Here is the list of characters that need to be escaped to use them as normal literals:
Opening square bracket [
Backslash \
Caret ^
Dollar sign $
Period or dot .
Vertical bar or pipe symbol |
Question mark ?
Asterisk or star *
Plus sign +
Opening round bracket ( and the closing round bracket )
These special characters are often called "metacharacters".
Found:
http://stackoverflow.com/questions/1296 ... -net-regexKeep in mind with regex's you only have to match on some minimum. You don't need to match the whole string.
If you reject a 40-90 character run of numbers and letters with no spaces, that's enough to block this spam.
Re: filter for something@something.something
Posted:
Wed Feb 15, 2017 4:05 pm
by sly001
So maybe I'm misunderstanding. This regex:
[0-9a-z]{6,12}[ ]\<[0-9a-z]{6,12}\@[0-9a-z]{6,12}\.[0-9a-z]{6,12}\>
catches this:
spam123 <spam123@spam123.spam123>
But will it also catch this?
notspam <6chars@gooddomain.abc123>
If so, then it's not what I want. I need to match repeated phrases - like where spam123 is used in each 'block'. Which sounds like backreferences - which are currently unsupported. So - what do you suggest is the best way to filter out this spam where the poster email address is continually changing, yet follows the pattern of Links not allowed for unregistered users?
Re: filter for something@something.something
Posted:
Wed Feb 15, 2017 4:19 pm
by dexter
Yeah, it will match "notspam <6chars@gooddomain.abc123>". That's why I said the best solution would be if Newsbin supported back-references.
Until that happens, the only other way would be to find some pattern in the subject that is common to all these posts.
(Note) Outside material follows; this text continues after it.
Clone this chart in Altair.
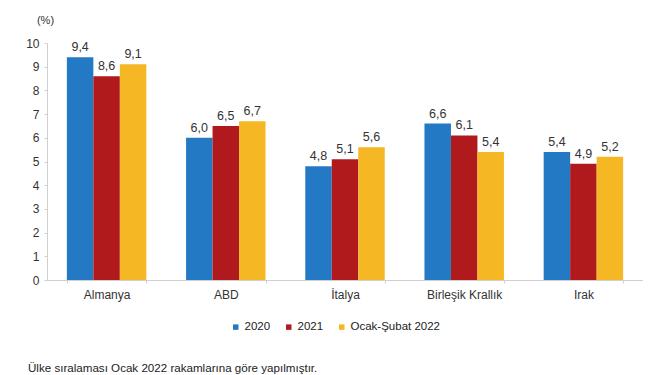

Re: filter for something@something.something
Posted:
Wed Feb 15, 2017 4:32 pm
by sly001
damn
Re: filter for something@something.something
Posted:
Wed Feb 15, 2017 5:41 pm
by Quade
catches this:
spam123 <spam123@spam123.spam123>
You know filtering out email addresses is failure prone. You're better off just filtering in either the posters you like or the subjects you like ("\[FULL\]" for example)
Many spammers are using random posting fields so it's impossible to match them all. Better to filter IN what you like than trying to filter OUT what you don't like.